Bug fixing is frustrating when the report is thin.
A customer says “the icon is cut off.” A tester sends a screenshot with no device details. A support teammate forwards a message without steps to reproduce. Engineering opens the issue and immediately has to ask for more information.
A bug reporting tool exists to prevent that loop.
The Problem With Manual Bug Reports
Most people reporting bugs are not developers. They do not naturally include the browser version, device model, console errors, screen size, session path, or network clues that help engineering reproduce the issue.
That is understandable. Their job is to explain what went wrong from the user’s point of view.
The tool’s job is to collect the rest.
What a Useful Bug Report Includes
A complete bug report should include:
- a clear title
- what happened
- what should have happened
- steps to reproduce
- screenshots or screen recordings
- device and browser details
- app version
- console logs or network context
- session history
- severity or customer impact
When that context is captured automatically, teams spend less time chasing information and more time fixing the problem.
Why In-App Reporting Works Better
In-app bug reporting lets users report problems at the moment they experience them. That timing matters because the context is still fresh and the product can capture technical data from the active session.
Instead of asking users to leave the app, open an email, describe everything manually, and attach a screenshot, the report starts where the issue happened.
This is especially useful for SaaS and mobile teams because many bugs depend on a specific environment, account state, or sequence of actions.
How Bug Reports Improve Product Decisions
Bug reports are not only engineering tasks. They are customer signals.
If the same issue appears across multiple accounts, it may deserve roadmap attention. If a bug blocks onboarding, it affects activation. If it appears in a high-value account, support and success teams need visibility.
Gleap connects bug reporting with customer feedback, feature requests, and integrations, so reports do not sit in isolation.

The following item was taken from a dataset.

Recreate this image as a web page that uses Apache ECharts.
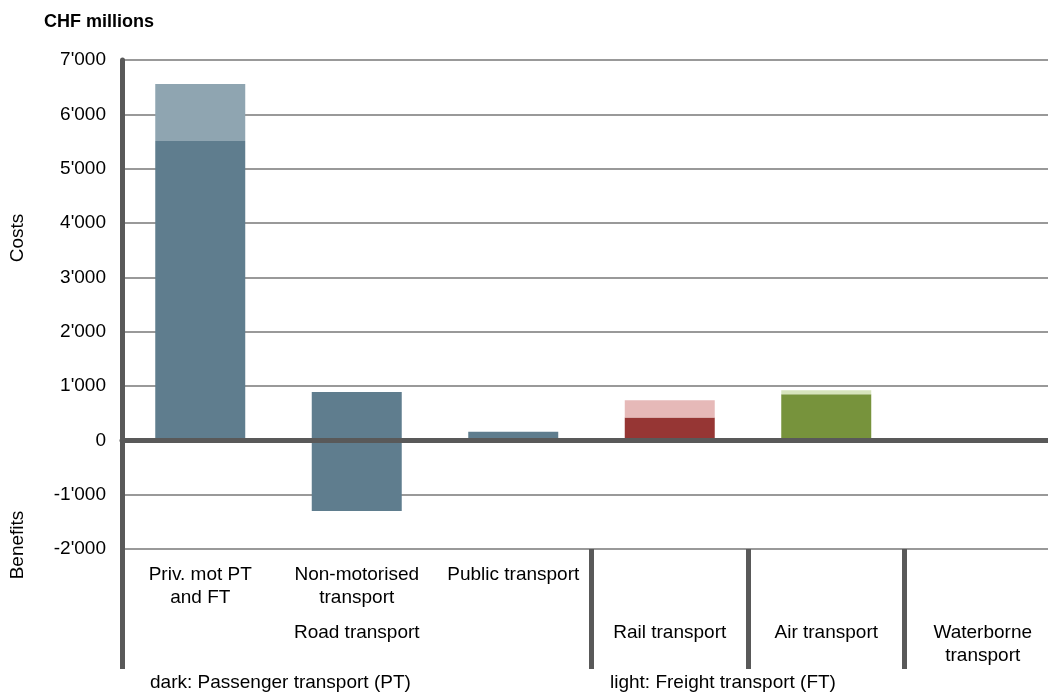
<!DOCTYPE html>
<html>
<head>
<meta charset="utf-8">
<script src="https://cdn.jsdelivr.net/npm/echarts@6/dist/echarts.min.js"></script>
<style>
html,body{margin:0;padding:0;background:#fff;}
#c{width:1048px;height:693px;}
</style>
</head>
<body>
<div id="c"></div>
<script>
// ---- data ----
var categories = ['Priv. mot PT and FT', 'Non-motorised transport', 'Public transport', 'Rail transport', 'Air transport', 'Waterborne transport'];
var ptCosts    = [5510, 890, 160, 420, 850, 0];     // dark: passenger transport (costs)
var ftCosts    = [1050, 0, 0, 320, 70, 0];          // light: freight transport (costs)
var ptBenefits = [0, -1300, 0, 0, 0, 0];            // dark: passenger transport (benefits)
var labelRow1a = ['Priv. mot PT', 'Non-motorised', 'Public transport', ' ', ' ', ' '];
var labelRow1b = ['and FT', 'transport', ' ', ' ', ' ', ' '];
var labelRow2a = [' ', 'Road transport', ' ', 'Rail transport', 'Air transport', 'Waterborne'];
var labelRow2b = [' ', ' ', ' ', ' ', ' ', 'transport'];
var yTicks = { min: -2000, max: 7000, interval: 1000 };

// ---- styles ----
var darkColors  = ['#5F7D8E', '#5F7D8E', '#5F7D8E', '#963634', '#77933C', '#5F7D8E'];
var lightColors = ['#8FA5B1', '#8FA5B1', '#8FA5B1', '#E6B9B8', '#D7E4BD', '#8FA5B1'];
var FONT = 'Liberation Sans, Arial, sans-serif';
var FS = 19;

function withColors(values, colors) {
  return values.map(function (v, i) { return { value: v, itemStyle: { color: colors[i] } }; });
}

var chart = echarts.init(document.getElementById('c'), null, { renderer: 'canvas' });
var option = {
  animation: false,
  backgroundColor: '#ffffff',
  textStyle: { fontFamily: FONT },
  grid: { left: 122, top: 60, width: 939, bottom: 144, containLabel: false, outerBoundsMode: 'none' },
  xAxis: [
    {
      type: 'category',
      data: categories,
      z: 5,
      axisLine: { show: true, onZero: true, lineStyle: { color: '#595959', width: 5 } },
      axisTick: { show: false },
      axisLabel: { show: false },
      splitLine: { show: false }
    },
    {
      type: 'category',
      data: categories,
      position: 'bottom',
      axisLine: { show: false, onZero: false },
      axisTick: {
        show: true,
        length: 120,
        interval: function (index) { return index === 0 || index >= 3; },
        lineStyle: { color: '#595959', width: 5 }
      },
      axisLabel: {
        show: true,
        interval: 0,
        margin: 14,
        formatter: function (v, i) {
          return '{a|' + labelRow1a[i] + '}\n{a|' + labelRow1b[i] + '}\n{g| }\n{a|' + labelRow2a[i] + '}\n{a|' + labelRow2b[i] + '}';
        },
        rich: {
          a: { fontFamily: FONT, fontSize: FS, color: '#000', lineHeight: 23, align: 'center' },
          g: { fontSize: 4, lineHeight: 12 }
        }
      },
      splitLine: { show: false }
    }
  ],
  yAxis: {
    type: 'value',
    min: yTicks.min,
    max: yTicks.max,
    interval: yTicks.interval,
    axisLine: { show: true, onZero: false, lineStyle: { color: '#595959', width: 5 } },
    axisTick: { show: false },
    axisLabel: {
      margin: 16,
      color: '#000',
      fontSize: FS,
      fontFamily: FONT,
      formatter: function (v) {
        var s = Math.abs(v).toString();
        if (s.length > 3) s = s.slice(0, s.length - 3) + "'" + s.slice(s.length - 3);
        return (v < 0 ? '-' : '') + s;
      }
    },
    splitLine: { show: true, lineStyle: { color: '#999999', width: 2 } }
  },
  series: [
    { name: 'PT', type: 'bar', stack: 's', barWidth: '57.5%', data: withColors(ptCosts, darkColors) },
    { name: 'FT', type: 'bar', stack: 's', barWidth: '57.5%', data: withColors(ftCosts, lightColors) },
    { name: 'PT benefits', type: 'bar', stack: 's', barWidth: '57.5%', data: withColors(ptBenefits, darkColors) }
  ],
  graphic: [
    { type: 'text', left: 44, top: 13, style: { text: 'CHF millions', fontFamily: FONT, fontSize: 18, fontWeight: 'bold', fill: '#000' } },
    { type: 'text', x: 18, y: 238, rotation: Math.PI / 2, style: { text: 'Costs', fontFamily: FONT, fontSize: FS, fill: '#000', align: 'center', verticalAlign: 'middle' } },
    { type: 'text', x: 18, y: 545, rotation: Math.PI / 2, style: { text: 'Benefits', fontFamily: FONT, fontSize: FS, fill: '#000', align: 'center', verticalAlign: 'middle' } },
    { type: 'text', left: 150, top: 673, style: { text: 'dark: Passenger transport (PT)', fontFamily: FONT, fontSize: FS, fill: '#000' } },
    { type: 'text', left: 610, top: 673, style: { text: 'light: Freight transport (FT)', fontFamily: FONT, fontSize: FS, fill: '#000' } }
  ]
};
chart.setOption(option);
</script>
</body>
</html>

When to Use a Bug Reporting Tool
Use a bug reporting tool when:
- your team receives vague or incomplete reports
- developers spend too much time reproducing issues
- support has to ask customers repeated follow-up questions
- QA testing produces scattered screenshots and notes
- product needs a clearer view of bug impact
The earlier you add this workflow, the easier it is to build a culture of clear, actionable issue reporting.